- The White House announced a new U.S. National Cybersecurity Strategy – a wide-ranging plan to defend the nation, its businesses, and citizens from cyberattacks.
- The strategy addresses the software industry in several ways, including a call for rules to make companies liable for their products’ security vulnerabilities.
- The cybersecurity policy is expected to translate into concrete security improvements as it is codified into legislation, directives, and regulations.
President Biden’s comprehensive new National Cybersecurity Strategy is drawing praise and attention in the software industry. In the coming months and years, government and industry will collaborate on the critical details of how this high-level agenda should be implemented, including how it will apply to software.
U.S. cybersecurity strategy to act on 5 fronts
Announced in early March 2023, the strategy is built on five pillars, with implications for the software industry including:
- Pillar I: Defend critical infrastructure. Notably, this pillar extends to include providers of cloud services and software-as-a-service.
- Pillar II: Disrupt and dismantle threat actors. Private sector companies in the software and other sectors would engage with government agencies in “collaborative disruption operations … on a continuous basis.”
- Pillar III: Shape market forces to drive security and resilience. This pillar also singles out the makers of software products and services, proposing to make them legally liable for security vulnerabilities.
- Pillar IV: Invest in a resilient future. The software industry’s current skills shortage would be addressed as part of plans to develop a diverse and robust national cyber workforce.
- Pillar V: Forge international partnerships to pursue shared goals. A collaborative effort to secure global software supply chains figures in this pillar of the strategy.
The strategy also incorporates previous directives that have heightened cybersecurity standards for U.S. government agencies and their contractors, as well as pipeline operators and transportation companies.
Software industry faces regulation
The U.S. government, industry, and citizens face an ongoing wave of cybercrime, and administration officials say that voluntary measures to stop it have fallen short. “We need to make a fundamental shift if we want to do better,” Jen Easterly, Director of the Cybersecurity and Infrastructure Security Agency (CISA), said as the strategy was being announced.

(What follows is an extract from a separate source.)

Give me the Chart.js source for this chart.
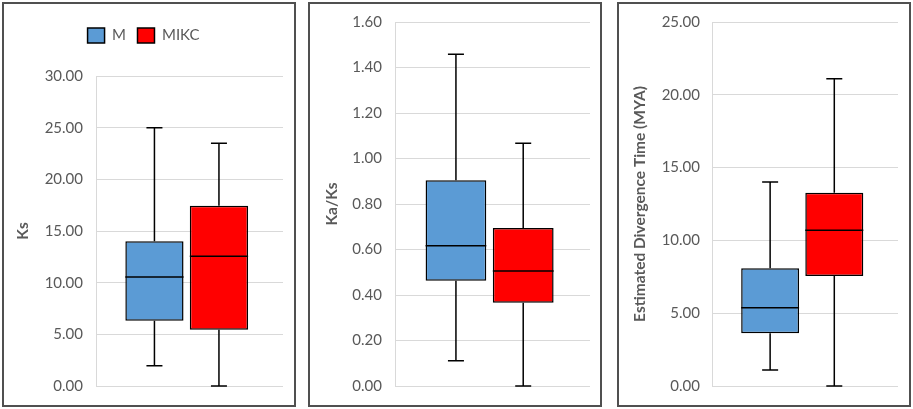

Regulation will be a tool in achieving this aim, Easterly said. To date, the government has largely applied mandatory minimum cybersecurity standards through federal procurement requirements on government agencies and their contractors. It has also issued directives addressing targeted sectors such as transportation. The national strategy calls for expanding this approach to new sectors, including cloud computing.
As currently foreseen, rules would mandate secure-by-design principles, leveraging existing cybersecurity frameworks such as those developed by the National Institute of Standards and Technology (NIST). Regulators would also develop compliance assessment and audit procedures, which suggests penalties for non-compliance.
Initiatives include liability and testing requirements
Another tool being called up is software liability. “Companies that make software must have the freedom to innovate, but they must also be held liable when they fail to live up to the duty of care they owe consumers, businesses, or critical infrastructure providers,” the strategy says.
Easterly gave a sense of how the government would heighten liability, pointing to the practice in the industry of releasing technology products and services into the market with security vulnerabilities that are later patched. Instead, she said, “Technology must be purposefully developed, built, and tested to significantly reduce the number of exploitable flaws before they are introduced into the market for broad use.”
The National Cybersecurity Strategy calls for greater software security testing to help counter the present situation, in which, as the strategy states, “software makers are able to leverage their market position to fully disclaim liability by contract, further reducing their incentive to follow secure-by-design principles or perform pre-release testing.” Later, the document stipulates that the government will invest in the development of secure software, including in software security testing tools.
CISA is also advancing the use of a software bill of materials (SBOM) under which software releases would be accompanied by a list of their open-source components and other code dependencies. The aim is to help customers make more informed decisions about risks associated with the software, such as potential security vulnerabilities.
The National Cybersecurity Strategy is clear in its call for mandatory requirements: “While voluntary approaches to critical infrastructure cybersecurity have produced meaningful improvements, the lack of mandatory requirements has resulted in inadequate and inconsistent outcomes.” Crucially, the document highlights the need for systematic and effective software security testing as a key requirement for increasing resilience in the face of continued cybersecurity threats.